From the beginning the church had a concern for believing widows [see Acts 6:1; 9:39]. God’s special concern for widows is a recurring theme of the Old Testament [see Deuteronomy 14:29; Psalm 94:6; Malachi 3:5]. James says,
“Pure and undefiled religion before God and the Father is this: to visit orphans and widows in their trouble, and to keep oneself unspotted from the world” [James 1:27].
One of the difficulties in interpreting Scripture is that it was written in a culture and generation that is different to our present culture. We therefore need to discern what specific details applied to the generation and culture in which it was written and what divine principles and practices are relevant to us in our day and culture.
In many cultures today, the position of widows is very different to what it was in Ephesus and in Paul’s day. Although not always the case, many widows are well taken care of financially, but in Paul’s day that was not the case. On the other hand Paul did not have the problem of homes for the elderly making excessive charges for their services.
The early church made provision for widows but this was open to abuse by some widows [and their families] who demanded church support. The issue of entitlement was as much an issue in those days as it is today! This is what Paul had to address.
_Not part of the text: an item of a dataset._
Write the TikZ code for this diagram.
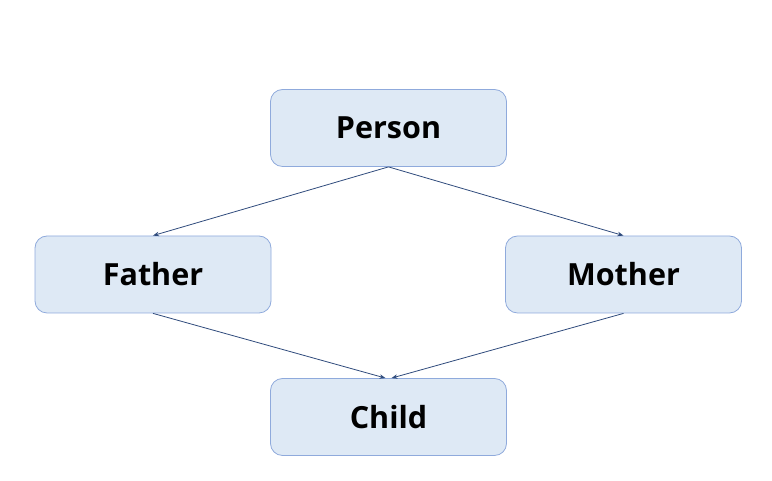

The first principle that Paul laid down was that the family of a widow should take care of her [verse 4,8,16]. It may not be palatable in some circles but children are responsible to repay the investment that parents have made in their children [verse 4]. God’s commandment is to honour your father and your mother [Exodus 20:12]. That is not conditional on whether they have been good parents or not good parents.
The second principle that Paul laid down was that it was not intended that the church should be responsible for all widows. It should not be the responsibility of the church to care for widows who are under sixty years of age and able to work. The caring ministry of the church should not encourage idleness [v.13].
If a church did enrol a widow on the list of supported widows it should be ones who are alone, over 60 years of age, live a godly life [verse 5,10], have no means of support and are fully committed to serving Christ. Every pastor knows the value of godly widows who spend time in prayer and intercession.
Why do you think that God places so much importance on caring for widows and for elderly people?
What does it mean to “honour your father and your mother” [Ephesians 6:2]?
Do you think that there is a place for certain widows and elderly people to still be cared for by the church today?